Less Formal Proof: The set \(A-B\) is the values from \(A\) with any values from \(B\) removed.
The set \(\overline{B}\) is the set of all values not in \(B\). So intersecting with \(\overline{B}\) has the effect of leaving only the values not in \(B\). That is, \(A\cap\overline{B}\) is the \(A\) with all of the values from \(B\) removed. Thus we see that these sets contain the same elements.∎
More Formal Proof: By definition of the set operations, \[\begin{align*} A-B &= \{x\mid x\in A \wedge x\notin B\} \\ &= \{x\mid x\in A \wedge x\in \overline{B}\} \\ &= \{x\mid x\in (A \cap \overline{B})\} \\ &= A\cap\overline{B}\,.\quad{}∎ \end{align*}\]
- I think either of those are valid proofs.
- The “less formal” version has to be written carefully enough to convince the reader (or TA in your case).
- The “more formal” version has more steps and leaves out the intuitive reason (that might help you actually remember why).
- We can use the set identities to prove other facts about sets. For example:
Theorem: \(A-(B\cup C)= (A-B)\cap(A-C)\).
Proof: For sets \(A,B,C\) from the above theorem, we have, \[\begin{align*} A-(B\cup C) &= A\cap \overline{B\cup C} \\ &= A\cap \overline{B}\cap \overline{C} \\ &= A\cap \overline{B}\cap A\cap \overline{C} \\ &= (A-B)\cap (A-C)\,.\quad{}∎ \end{align*}\]
Union/Intersection Notation
- Those identities should convince you that order of unions and intersections don't matter (in the same way as addition, multiplication, conjunction, and disjunction: they're all commutative operations).
- So we can write a bunch of them without brackets, just like with addition/multiplication/conjunction/disjunction: \[A\cup B\cup C \cup D\,,\\A\cap B\cap C \cap D\,.\]

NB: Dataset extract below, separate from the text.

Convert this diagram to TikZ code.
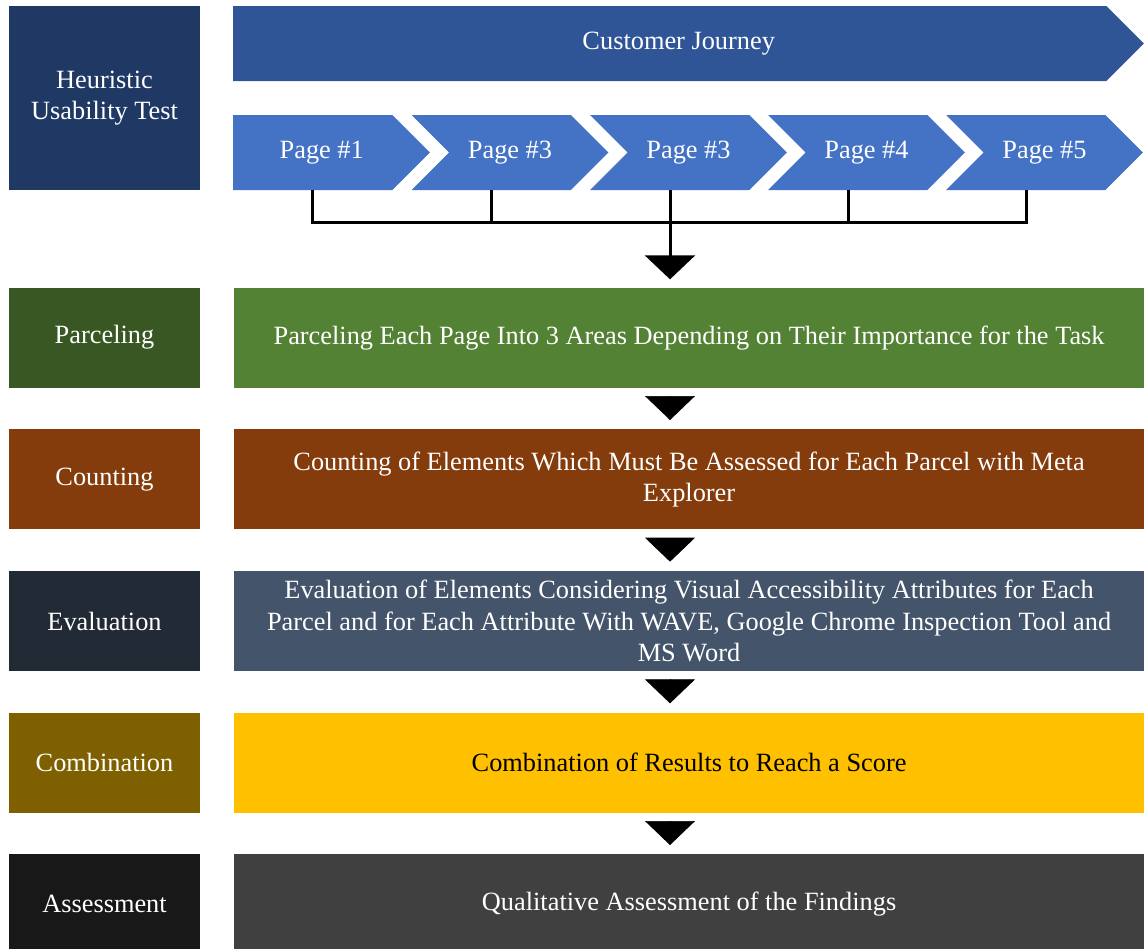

- If we need to do union/intersection of a lot of things, there is a notation like summation that is used occasionally.
- For example, suppose there are \(n\) courses being offered at ZJU this semester. Let the sets \(S_1,S_2,\ldots ,S_n\) be the students in each course. Then the set of students taking classes this semester is \[\bigcup_{i=1}^{n} S_i\,.\] The students taking every course this semester are \[\bigcap_{i=1}^{n} S_i\,.\]
- This is exactly analogous to the summation notation you have seen before, except with union/intersection instead of addition: \[\sum_{i=1}^{n} i^2\,.\]